Eureka Gold, "Belly Full of Wine"

Listen: Last.fm

It's true that Scenester/Creamster Adam Gold appeared on the skins in this group, but that had no impact on my decision to include them on my list (besides, it's been years since they've played together). When Eureka Gold was around, and Holly House was a thing — both a kickass show on WRVU hosted by Turbo Fruits' Matt Hearn and a bohemian crash pad/artistic collective (see how many of the li'l babies you can name in this photo!) — I didn't get out of the 'Boro much, and only caught them when they came down for a show at Casa Burrito sometime in '06 or '07 (Or was it Tomato Tomäto already? It's Three Brothers now). Their clever arrangements and Beach Boy-grade harmonies from Buddy Hughen and Jordan Lehning impressed me, and it was this song that stuck in my mind when I saw their CD at Grimey's later. Short and sweet, the tune is almost over before it starts really rocking, but it holds up well under the weight of nostalgia and repeat listening.
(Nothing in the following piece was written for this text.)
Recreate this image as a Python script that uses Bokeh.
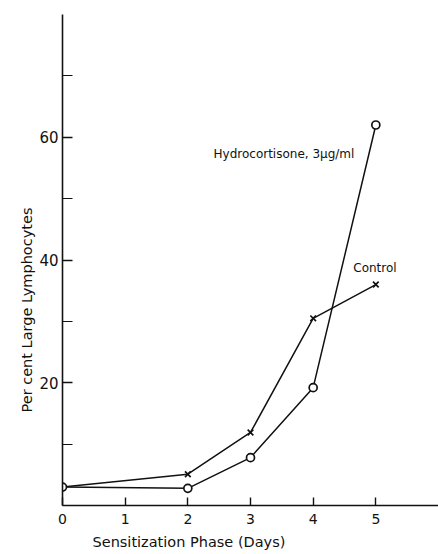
from bokeh.plotting import figure
from bokeh.models import FixedTicker, Label, Range1d, Title
from bokeh.embed import file_html
from bokeh.resources import INLINE

# Data
days = [0, 2, 3, 4, 5]
hydrocortisone = [3.0, 2.8, 7.8, 19.2, 62.0]
control = [3.0, 5.1, 11.9, 30.5, 36.0]
x_ticks = [0, 1, 2, 3, 4, 5]
y_major_ticks = [20, 40, 60]
y_minor_ticks = [10, 30, 50, 70]

FONT = "DejaVu Sans"
INK = "#111111"

p = figure(
    width=438, height=554,
    x_range=Range1d(0, 6.0), y_range=Range1d(0, 80),
    output_backend="svg", toolbar_location=None,
    min_border_left=62, min_border_right=0, min_border_top=14, min_border_bottom=49,
)
p.frame_width = 376
p.frame_height = 491
p.outline_line_color = None
p.xgrid.visible = False
p.ygrid.visible = False
p.background_fill_color = "white"
p.border_fill_color = "white"

# Lines
p.line(days, control, line_color=INK, line_width=1.5)
p.line(days, hydrocortisone, line_color=INK, line_width=1.5)

# Markers
p.scatter(days[1:], control[1:], marker="x", size=8, line_color=INK, line_width=1.7)
p.scatter(days, hydrocortisone, marker="circle", size=8, fill_color="white",
          line_color=INK, line_width=1.7)

# Axes
xa = p.xaxis[0]
xa.ticker = FixedTicker(ticks=x_ticks)
xa.major_tick_in = 8
xa.major_tick_out = 0
xa.minor_tick_in = 0
xa.minor_tick_out = 0
xa.axis_line_width = 1.6
xa.axis_line_color = INK
xa.major_tick_line_color = INK
xa.major_tick_line_width = 1.4
xa.major_label_text_font = FONT
xa.major_label_text_font_size = "14px"
xa.major_label_text_color = INK
xa.major_label_standoff = 8

ya = p.yaxis[0]
ya.ticker = FixedTicker(ticks=y_major_ticks, minor_ticks=y_minor_ticks)
ya.major_tick_in = 10
ya.major_tick_out = 0
ya.minor_tick_in = 10
ya.minor_tick_out = 0
ya.axis_line_width = 1.6
ya.axis_line_color = INK
ya.major_tick_line_color = INK
ya.minor_tick_line_color = INK
ya.major_tick_line_width = 1.4
ya.minor_tick_line_width = 1.2
ya.major_label_text_font = FONT
ya.major_label_text_font_size = "15px"
ya.major_label_text_color = INK
ya.major_label_standoff = 4

# Axis titles, placed off-centre as in the reference
p.add_layout(Title(text="Per cent Large Lymphocytes", align="left", offset=93,
                   text_font=FONT, text_font_size="14.5px", text_font_style="normal",
                   text_color=INK, standoff=4), "left")
p.add_layout(Title(text="Sensitization Phase (Days)", align="left", offset=30,
                   text_font=FONT, text_font_size="14.5px", text_font_style="normal",
                   text_color=INK, standoff=11), "below")

# Series annotations
p.add_layout(Label(x=2.41, y=57.2, text="Hydrocortisone, 3\u00b5g/ml",
                   text_align="left", text_baseline="middle",
                   text_font=FONT, text_font_size="12px", text_color=INK))
p.add_layout(Label(x=4.64, y=38.7, text="Control",
                   text_align="left", text_baseline="middle",
                   text_font=FONT, text_font_size="12px", text_color=INK))

open("out.html", "w").write(file_html(p, INLINE))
All We Seabees, "Bruin Hunt"

Listen: Grooveshark | YouTube (We Own This Town live video)

Whatever exciting new discoveries we might have been making as young adults, the second Bush administration certainly did not precipitate only days of wine and roses for us angsty, left-leaning youngsters. This song, from 2006's Anne the Snake, became a staple in the Detroit transplants' live set. Though performances dropped off over time, it survived all the permutations of the band through its dissolution in 2009 (their final record, MK Ultra, is worth seeking out to hear the group with an organic electronic bent, courtesy of Aaron Irons and Zach Powers). Maybe it lasted because Bryan Fox's dystopian diatribe touched the cloud of paranoia many of us struggled with at the time, or maybe it was Dave Swartout's biting Asheton-meets-Atkins guitar that kept us rocking along. Either way, this one still stands up as a permanent reminder of how it felt to wake up in the wider world.


Heartbeater, "Lead You Astray"

Listen: ReverbNation | Vimeo (with Corey Taylor, guitar; and Austin Criner, cello)

Though it stands perfectly well on its own, this song is also an acknowledgment of contributions to the scene from a collective of musicians who first went by Sauce Juice, a nod to their underground pizza biz, and later as the Meltface Music Faction. While members of the amorphous ensemble continue to make inventive and exciting music as Ascent of Everest and Hanzelle (don't forget past incarnations like Water Melancholy Flower, Evil Bebos or Baby Teeth Thieves), the short-lived Heartbeater made the tunes that best fit the "rock" category. Fronted by Greg Mabry, who went on to lead San Francisco's Evil Eyes, this track from the group's self-titled debut EP also features Jon Shoemaker on bass and Jeff Ehlinger (who you can currently see with Ascent of Everest and Richie) behind the kit. It's the sonic embodiment of predatory behavior, with lithe and aggressive rhythms supporting Mabry's howling guitars and hungry-eyed Thurston Moore croon.